Belgique | Belgique, Cour de cassation, 03 juin 2020, P.20.0278.F


N° P.20.0278.F
I. S. O.
prévenu,
demandeur en cassation,
ayant pour conseil Maitre Olivier Martins, avocat au barreau de Bruxelles ;
II. B. F.
prévenue,
demanderesse en cassation,
ayant pour conseil Maître Romain Delcoigne, avocat au barreau de Bruxelles,
les deux pourvois contre
ACTIVA, société anonyme, dont le siège social est établi à Evere, rue Carli, 13,
partie civile,
défenderesse en cassation,
III. ACTIVA, société anonyme, mieux qualifiée ci-dessus,
partie civile,
demanderesse en cassation,
représentée par Maître

Bruno Maes, avocat à la Cour de cassation,
contre
1. S. O.,
2. B. F.,
mieux qualifiés ci-dessus,
prévenus,
d...

N° P.20.0278.F
I. S. O.
prévenu,
demandeur en cassation,
ayant pour conseil Maitre Olivier Martins, avocat au barreau de Bruxelles ;
II. B. F.
prévenue,
demanderesse en cassation,
ayant pour conseil Maître Romain Delcoigne, avocat au barreau de Bruxelles,
les deux pourvois contre
ACTIVA, société anonyme, dont le siège social est établi à Evere, rue Carli, 13,
partie civile,
défenderesse en cassation,
III. ACTIVA, société anonyme, mieux qualifiée ci-dessus,
partie civile,
demanderesse en cassation,
représentée par Maître Bruno Maes, avocat à la Cour de cassation,
contre
1. S. O.,
2. B. F.,
mieux qualifiés ci-dessus,
prévenus,
défendeurs en cassation,
ayant respectivement pour conseils Maîtres Olivier Martins et Romain Delcoigne, avocats au barreau de Bruxelles.
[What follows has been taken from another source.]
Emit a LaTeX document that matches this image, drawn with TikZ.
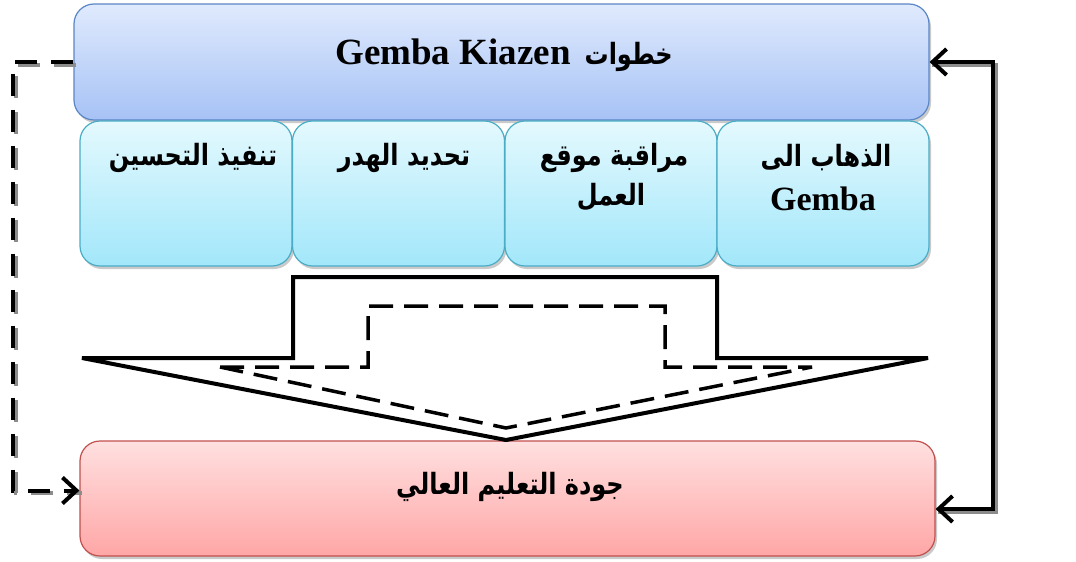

I. LA PROCÉDURE DEVANT LA COUR
Les pourvois sont dirigés contre un arrêt rendu le 12 février 2020 par la cour d'appel de Bruxelles, chambre correctionnelle.
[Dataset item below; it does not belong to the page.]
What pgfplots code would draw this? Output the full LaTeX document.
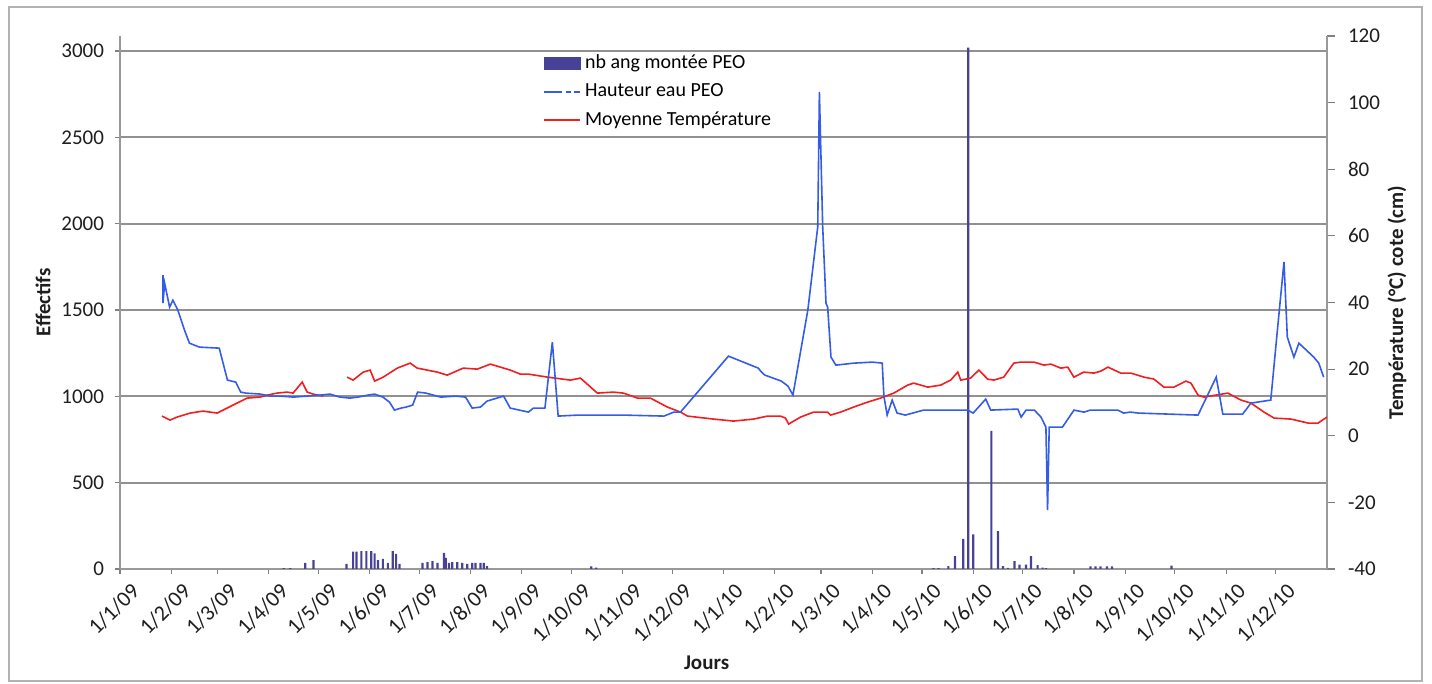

La demanderesse société anonyme Activa invoque un moyen dans un mémoire annexé au présent arrêt, en copie certifiée conforme.
L'avocat général Damien Vandermeersch a déposé des conclusions au greffe le 19 mai 2020.
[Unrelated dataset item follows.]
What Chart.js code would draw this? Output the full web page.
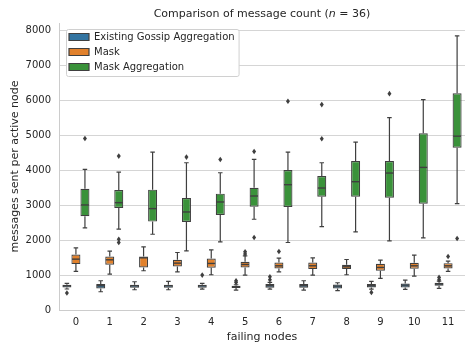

A l'audience du 3 juin 2020, le président chevalier Jean de Codt a fait rapport et l'avocat général précité a conclu.
II. LA DÉCISION DE LA COUR
A. Sur les pourvois des demandeurs, prévenus :
1. En tant que les pourvois sont dirigés contre les décisions rendues sur l'action publique exercée à leur charge :
Les formalités substantielles ou prescrites à peine de nullité ont été observées et les décisions sont conformes à la loi.
2. En tant que les pourvois sont dirigés contre les décisions rendues sur l'action civile exercée par la société anonyme Activa :
Il n'apparaît pas, des pièces auxquelles la Cour peut avoir égard, que les pourvois aient été signifiés à la partie contre laquelle ils sont dirigés.
Les pourvois sont irrecevables.
B. Sur le pourvoi de la demanderesse société anonyme Activa, partie civile :
1. La seconde défenderesse oppose au moyen une fin de non-recevoir déduite de l'affirmation qu'un motif justifiant légalement la décision peut suppléer la motivation jugée lacunaire par la demanderesse.
La Cour ne substitue pas un motif à une absence de motif.
La fin de non-recevoir ne peut être accueillie.
2. Le moyen est pris, notamment, de la violation des articles 1382 et 1383 du Code civil.
La décision critiquée est le refus des juges d'appel de condamner les prévenus à payer, à la demanderesse, la somme de 244.675, 75 euros à titre de remboursement des indemnités mensuelles qu'elle a dû verser à la prévenue F. B. par application de l'article 9 de la loi du 19 mars 1991 portant un régime de licenciement particulier pour les délégués du personnel.
L'arrêt fonde ce refus sur la seule affirmation que l'obligation de payer ces indemnités trouve sa source dans la loi, ce qui explique qu'elle n'est pas en lien de causalité directe avec les préventions déclarées établies.
Selon la demanderesse, le fait que ces débours trouvent leur source dans une obligation légale n'empêche pas de les identifier à un dommage causé par l'infraction, puisque sans l'escroquerie perpétrée par la défenderesse B., celle-ci n'aurait pas pu bénéficier des versements qu'elle a reçus.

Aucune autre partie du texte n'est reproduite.